Numerical analysis of a landslide in soils with strain-softening behaviour

Abstract

The results of an analysis concerning a landslide of great dimensions, which occurred at Senise (Southern Italy) on 26 July 1986, are presented. The landslide was of a translational type, and the failure developed within a thin clayey silt layer interbedded by a slightly cemented sand formation. Both these soils experienced a pronounced strain-softening behaviour during laboratory tests. From the analyses performed using the traditional limit equilibrium approach, it has been found that the average operational resistance along the sliding surface was less than that of the peak and greater than the residual resistance deduced from the laboratory tests.

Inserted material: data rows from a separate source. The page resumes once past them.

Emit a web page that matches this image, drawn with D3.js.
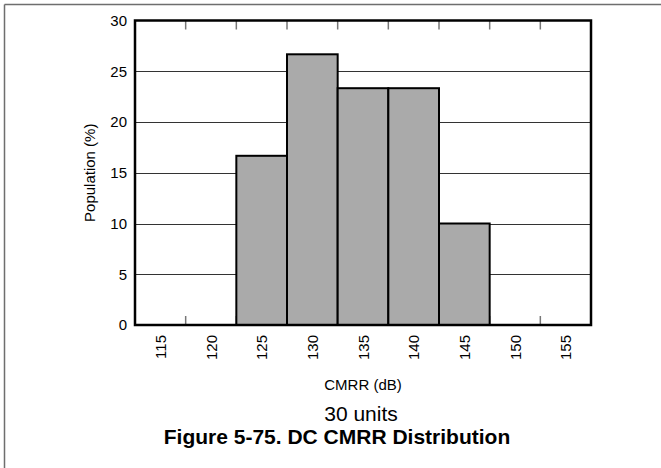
<!DOCTYPE html>
<html>
<head>
<meta charset="utf-8">
<script src="https://cdn.jsdelivr.net/npm/d3@7"></script>
<style>
  html, body { margin: 0; padding: 0; background: #fff; }
  svg { display: block; font-family: Arial, "Liberation Sans", sans-serif; }
</style>
</head>
<body>
<svg id="chart" width="661" height="468"></svg>
<script>
const categories = ["115", "120", "125", "130", "135", "140", "145", "150", "155"];
const population = [0, 0, 16.67, 26.67, 23.33, 23.33, 10, 0, 0];
const yTicks = [0, 5, 10, 15, 20, 25, 30];
const xTitle = "CMRR (dB)";
const yTitle = "Population (%)";
const note = "30 units";
const figTitle = "Figure 5-75. DC CMRR Distribution";

const svg = d3.select("#chart");
const L = 135, R = 591, T = 20.5, B = 325;

const x = d3.scaleBand().domain(categories).range([L, R]).padding(0);
const y = d3.scaleLinear().domain([0, 30]).range([B, T]);

// outer frame (top and left)
svg.append("line").attr("x1", 4.5).attr("x2", 661).attr("y1", 4.5).attr("y2", 4.5)
  .attr("stroke", "#6e6e6e").attr("stroke-width", 1.5);
svg.append("line").attr("x1", 4.5).attr("x2", 4.5).attr("y1", 4.5).attr("y2", 468)
  .attr("stroke", "#6e6e6e").attr("stroke-width", 1.5);

// gridlines
svg.append("g").selectAll("line").data(yTicks.filter(t => t > 0 && t < 30)).join("line")
  .attr("x1", L).attr("x2", R)
  .attr("y1", d => Math.round(y(d)) + 0.5).attr("y2", d => Math.round(y(d)) + 0.5)
  .attr("stroke", "#333").attr("stroke-width", 1);

// inner ticks at bin boundaries
const bounds = categories.slice(1).map(c => x(c));
svg.append("g").selectAll("line").data(bounds).join("line")
  .attr("x1", d => d).attr("x2", d => d).attr("y1", T).attr("y2", T + 9)
  .attr("stroke", "#777").attr("stroke-width", 1.5);
svg.append("g").selectAll("line").data(bounds).join("line")
  .attr("x1", d => d).attr("x2", d => d).attr("y1", B).attr("y2", B - 9)
  .attr("stroke", "#777").attr("stroke-width", 1.5);

// bars
svg.append("g").selectAll("rect").data(categories.map((c, i) => ({c, v: population[i]})).filter(d => d.v > 0))
  .join("rect")
  .attr("x", d => x(d.c)).attr("width", x.bandwidth())
  .attr("y", d => y(d.v)).attr("height", d => y(0) - y(d.v))
  .attr("fill", "#aaaaaa").attr("stroke", "#000").attr("stroke-width", 2);

// plot border
svg.append("rect").attr("x", L).attr("y", T).attr("width", R - L).attr("height", B - T)
  .attr("fill", "none").attr("stroke", "#000").attr("stroke-width", 2.5);

// y axis labels
const yAxis = d3.axisLeft(y).tickValues(yTicks).tickSize(0).tickPadding(8);
const gy = svg.append("g").attr("transform", `translate(${L},0)`).call(yAxis);
gy.select(".domain").remove();
gy.selectAll("text").attr("font-size", 15).attr("fill", "#000").attr("font-family", "Arial, 'Liberation Sans', sans-serif");

// x axis labels (rotated)
const gx = svg.append("g").attr("transform", `translate(0,${B})`)
  .call(d3.axisBottom(x).tickSize(0).tickPadding(0));
gx.select(".domain").remove();
gx.selectAll("text")
  .attr("font-size", 15).attr("fill", "#000").attr("font-family", "Arial, 'Liberation Sans', sans-serif")
  .attr("text-anchor", "end").attr("dy", null).attr("y", 0)
  .attr("dominant-baseline", "central")
  .attr("transform", "translate(0,10) rotate(-90)");

// axis titles
svg.append("text").attr("x", (L + R) / 2).attr("y", 390).attr("text-anchor", "middle")
  .attr("font-size", 15).text(xTitle);
svg.append("text").attr("transform", `translate(95,${(T + B) / 2}) rotate(-90)`)
  .attr("text-anchor", "middle").attr("font-size", 15).text(yTitle);

svg.append("text").attr("x", 361).attr("y", 421).attr("text-anchor", "middle")
  .attr("font-size", 21).text(note);
svg.append("text").attr("x", 337).attr("y", 444).attr("text-anchor", "middle")
  .attr("font-size", 21).attr("font-weight", "bold").text(figTitle);
</script>
</body>
</html>
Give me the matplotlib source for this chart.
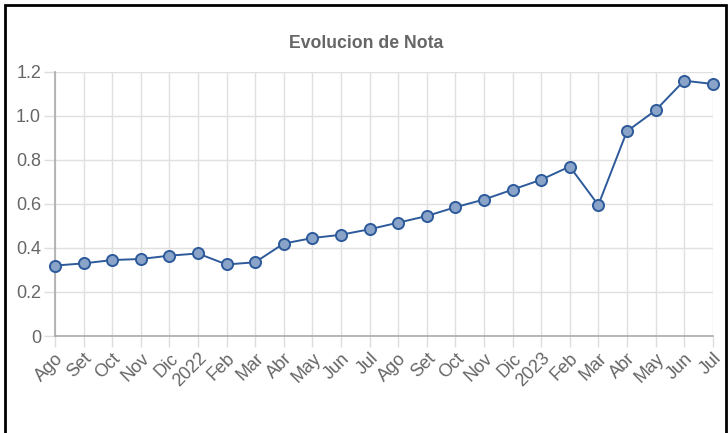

As a consequence, it has been postulated that a progressive failure had occurred. Such a failure process can be appropriately studied using methods that are capable of simulating the formation and development of shear zones, where strain is localised. From a computational point of view this presents many difficulties, because the numerical procedures currently used are very often affected by a lack of convergence, and the solution may depend strongly on the mesh adopted. In order to overcome these numerical drawbacks, in the present study use is made of both an elasto-viscoplastic constitutive model and a nonlocal elasto-viscoplastic model implemented in a finite element code. The Mohr–Coulomb plastic law is adopted, and the strain-softening behaviour of the soil is simulated by reducing the strength parameters with the accumulated deviatoric plastic strains. The results of the analysis show that a progressive failure occurred owing to deep excavations carried out at the toe of the slope. In addition, the soil mass involved in the sliding and the location of the failure surface deduced from the numerical simulation are found to be very similar to those observed.